Where are you? I'm in the US


It's highly dependent on where you live. Some cities/suburbs find it easier to financially manage flat rate payments instead of usage-based. Many would argue this is counterproductive and they are probably overcharging some citizens, but the upside in logistical billing makes it worth it (for now).

Garland TX, a suburb of Dallas, has a flat rate per bin, with free curbside large item/landscaping waste twice a month. Throw your old washing machine on the curb and move on with your life!

My mother in law, lives about 50 miles outside the DFW Metroplex and pays a flat rate based on the average of her trash usage. She rolls 2 bins up to the curb once a week. She can put more out and they will take it, but if she consistently puts out more trash, they will bill her extra when it comes time to renew every year. The guys on the trash truck keep a rolling tally of your "usage" and then the office works out who needs to pay more if the customer skews towards more usage than they signed up for.

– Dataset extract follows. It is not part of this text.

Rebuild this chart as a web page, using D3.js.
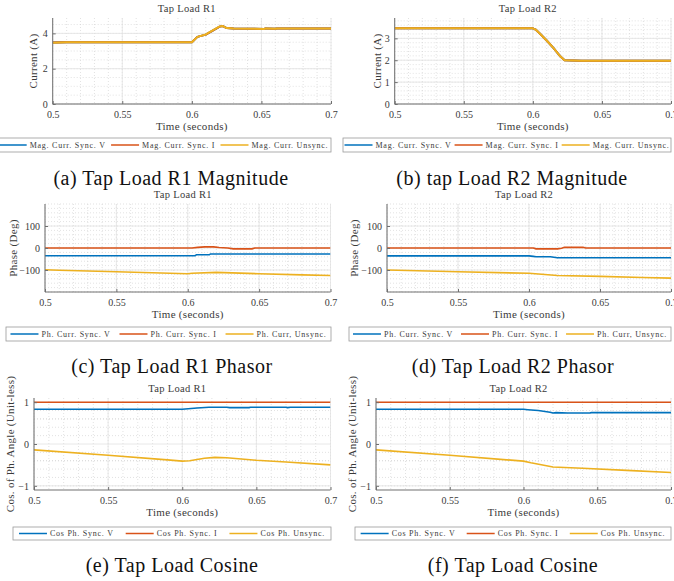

I live in Europe now and moved here last year. I pay $12 PER PICKUP for residential trash here in the Netherlands. The catch? They pickup that bin ONCE every TWO MONTHS. If I want to throw more stuff away, I need to somehow transport all my trash to the local dump, pay a fee, and unload and sort it all myself.

On a more positive note though, recycling plastic is free. Some of my neighbors generate an entire large bag of plastic every day. My wife and I fill up one bag a week. Our "normal trash" bin is usually half full when it's time for pickup.

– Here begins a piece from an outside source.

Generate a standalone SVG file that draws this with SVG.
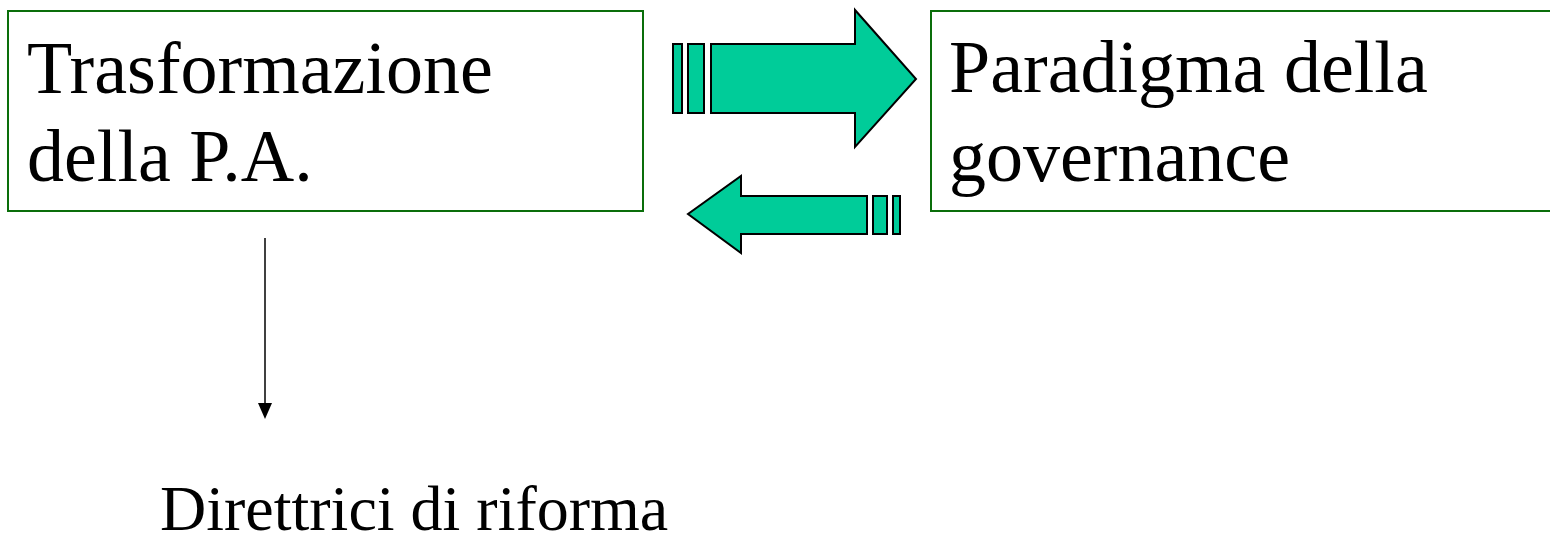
<svg xmlns="http://www.w3.org/2000/svg" width="1550" height="544" viewBox="0 0 1550 544">
<style>
.box{fill:#fff;stroke:#0a6e0a;stroke-width:2}
.big{fill:#00cc99;stroke:#000;stroke-width:2;stroke-linejoin:miter}
.t{font-family:"Liberation Serif","Times New Roman",serif;font-size:74px;fill:#000}
.t2{font-family:"Liberation Serif","Times New Roman",serif;font-size:64px;fill:#000}
</style>
<rect width="1550" height="544" fill="#fff"/>
<g id="node-trasformazione">
<rect class="box" x="8" y="11" width="635" height="200"/>
<text class="t" x="27" y="93">Trasformazione</text>
<text class="t" x="27" y="181">della P.A.</text>
</g>
<g id="node-paradigma">
<rect class="box" x="931" y="11" width="640" height="200"/>
<text class="t" x="949" y="92">Paradigma della</text>
<text class="t" x="949" y="181">governance</text>
</g>
<g id="node-direttrici">
<text class="t2" x="160" y="530">Direttrici di riforma</text>
</g>
<g id="connectors">
<g id="arrow-right">
<rect class="big" x="673" y="44" width="9" height="69"/>
<rect class="big" x="688" y="44" width="16" height="69"/>
<path class="big" d="M711,44 L855,44 L855,10 L916,79 L855,147 L855,113 L711,113 Z"/>
</g>
<g id="arrow-left">
<rect class="big" x="893" y="196" width="7" height="38"/>
<rect class="big" x="873" y="196" width="14" height="38"/>
<path class="big" d="M867,196 L741,196 L741,176 L688,214 L741,253 L741,234 L867,234 Z"/>
</g>
<g id="arrow-down">
<line x1="265" y1="238" x2="265" y2="404" stroke="#000" stroke-width="1.5"/>
<path d="M258,403 L272,403 L265,419 Z" fill="#000"/>
</g>
</g>
</svg>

Pricing for waste is largely dependent on the municipality as well here in the Netherlands.


I have live in 5 different states, 3 had "free" municipal trash, 2 had cheap flat rate trash. Currently, I am in Omaha and if your weekly trash fits in the generous 100 gallon or so bin it is flat rate. If you need a second bin you pay extra for just that bin.

My household typically throws away 3 or 4 ten gallons bags per week leaving the bin maybe a quarter full. The neighbors across the street are constantly having food delivered and routinely fill two bins.